Jetzt neigen Sie zur Schwarzseherei.
Wallnöfer
Wir müssen uns bestimmte Dynamiken drastisch vor Augen führen: jene Dynamiken, die mit Zorn und Wut operieren, deren Schwung reine Sündenbock-Politik zur Folge hat, in deren digitalen Echokammern die Politik als Ganzes verächtlich gemacht wird. Diese Art der Politik entfernt sich von jeder Interessenpolitik, die auf die gesellschaftliche Mitte zielt. Sie hat ausschließlich ein imaginiertes „Volk“, eine Attrappe, im Sinn.
Populisten definieren Sie in Ihrem Buch als „derbe Barockprediger, als Seelenfänger in eigener Sache, gestärkt und genährt von den Flammen der Apokalypse“. Darf man Ihnen Alarmismus vorwerfen?
Wallnöfer
Das können Sie mir gerne vorwerfen – und dann lachen wir beide gemeinsam darüber. Das Lachen wird uns aber schnell vergehen, weil wir wissen, welche Formen der Politik jedweder ausufernde Populismus hervorbringt. Populismus ist ein schleichendes Gift, reine Politik der Destruktion. Populisten haben nie wirklich gute Vorschläge parat, sondern reden und schlagen alles kaputt. Populisten reden dem Volk angeblich nach dem Maul – oder was sie dafür halten. Dabei sind sie es, die den Menschen Worte in den Mund legen, und wir, die derlei allzu treuherzig glauben wollen.
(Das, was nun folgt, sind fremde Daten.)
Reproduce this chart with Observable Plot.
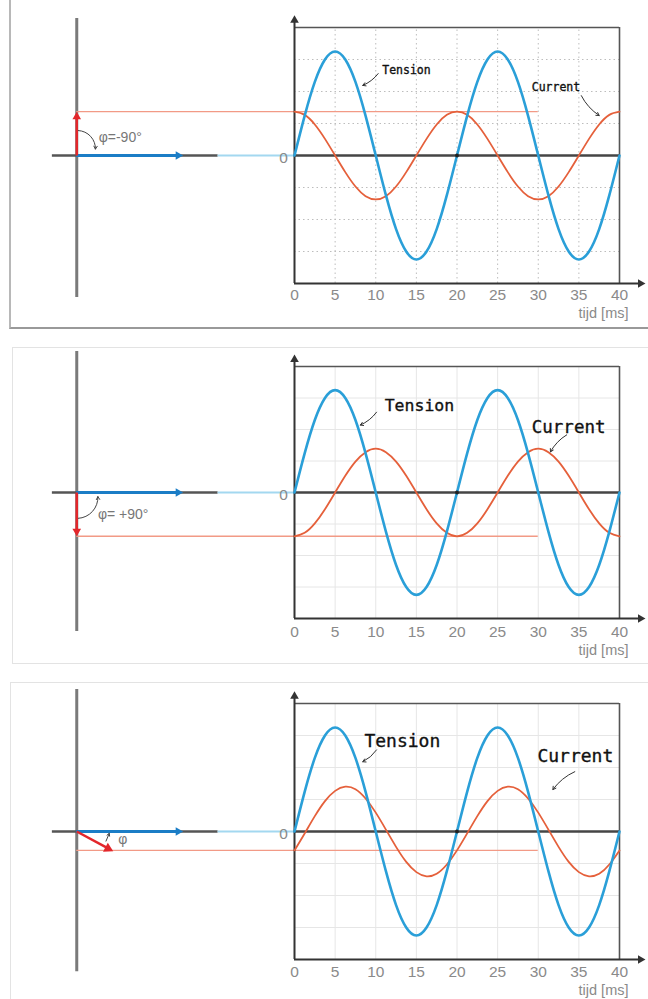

Sebastian Kurz und die deutsche Links-Politikerin Sahra Wagenknecht bezeichnen Sie als „brave Chichi-Populisten“. Was ist dann Herbert Kickl?
Wallnöfer
Wagenknecht und Kurz, der stets geschniegelt und gestriegelt öffentlich in Erscheinung tritt, pflegen den Schein eines zivilisierten Habitus. Kickl dagegen ist ein Rüpel, der Derbes und Bös-Ordinäres verströmt. Letztlich intendieren alle drei dasselbe auf unterschiedliche Weise. Gefährlich sind sie alle.
Gibt es überhaupt einfache Mittel, die selbst ernannten Volkstribune zu enttarnen?
Wallnöfer
Wie schnarcht und furzt Donald Trump? Wie banal sind die Volksverführer hinter all dem, was sie sagen und tun? Wie übergeben sie sich, wenn sie im Bierzelt zu tief ins Glas geschaut haben? Ist ihre Unterwäsche frisch? Das sollten und müssen wir uns immer fragen, um selbst ernannte Volkskanzler zu demaskieren. Die Kaiser waren schon immer nackt!